¿Qué cobrás, referí? O cuando los deseos son considerados derechos
El jugador corrió enloquecido de furia y le pegó a la referí desde atrás un golpazo que la tumbó. Ella había cobrado una falta y sacado la tarjeta correspondiente; los jugadores afectados protestaron, pero uno de ellos fue más allá y, de manera artera, la tiró al piso de una trompada en la nuca. En el mismo día un chico de 14 años agredió a los golpes al árbitro del partido en el que jugaba, lo que se suma a otras noticias de árbitros jugándose la vida en competencias diversas.
Como se ve, es difícil ser árbitro en estos tiempos. No solamente en el deporte, sino en cualquier circunstancia de la vida. Aquel que represente la autoridad está sujeto a estas calamidades, sea bueno o malo en lo suyo. Sin dudas la función de juez requiere un temperamento muy especial para ser llevada adelante en un clima cultural tan hostil con lo que su figura representa.

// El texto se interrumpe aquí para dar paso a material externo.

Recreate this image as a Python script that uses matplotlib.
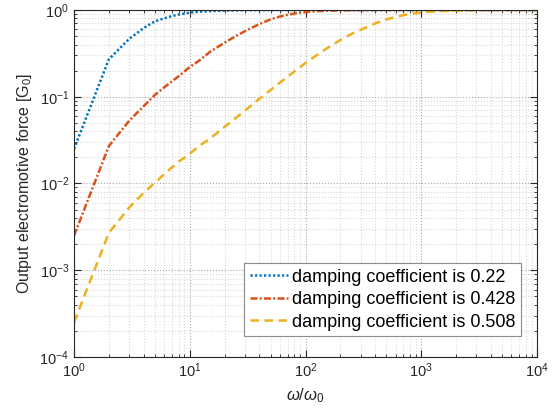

Hoy existe un malentendido cultural grave: el creer que los deseos son derechos. Así, todo aquello que no valide el deseo propio es malo, corrupto, represor y una infinidad de adjetivaciones similares que pretenden justificar la pretensión de imponer el propio deseo a cualquier costo.
Esto sirve para entender que lo de los referís no es algo aislado o tan solo propio del ambiente de los deportes de competición. Ocurre en todos lados, desde la familia hasta en los ámbitos educativos, laborales políticos y comunitarios. El que arbitra o cumple una función ordenadora, de autoridad, mediadora o legal, es depositario de las peores adjetivaciones, claramente producto no ya de un desacuerdo con el cómo de la función “arbitral”, sino con la existencia misma de esa función. Una cosa es disentir con la aplicación de la ley, pero otra muy diferente es creer que la ley como función no debería existir.
Se sabe que aquel jugador que golpeó a la referí no jugará más al fútbol en equipos oficiales. Bien hecho, debía ser sancionado. Suponemos que al muchachito que le pegó al árbitro habrá que enseñarle algunas cosas ligadas al respeto y a la tolerancia a la frustración. Sin embargo, sabemos que el tema va más allá de estas circunstancias. Solo ver el costado de las canchas en donde juegan sus partidos chicos de corta edad, con padres vociferando y, en ocasiones, insultando a los jueces; o, por otro lado, viendo reuniones de padres en colegios en las cuales siempre los docentes son los culpables de todo, y los propios hijos automáticamente víctimas de mala praxis, nos hace pensar que el problema está más extendido que en las situaciones puntuales señaladas.
Más allá de que existan situaciones injustas, la cultura de la violencia no viene a reparar, sino que solo empeora las cosas, borrando con un golpe lo que a los humanos les costó miles de años conseguir: un orden que impida matarnos los unos a los otros, y nos permita jugar juegos interesantes, sin que todo termine a las piñas.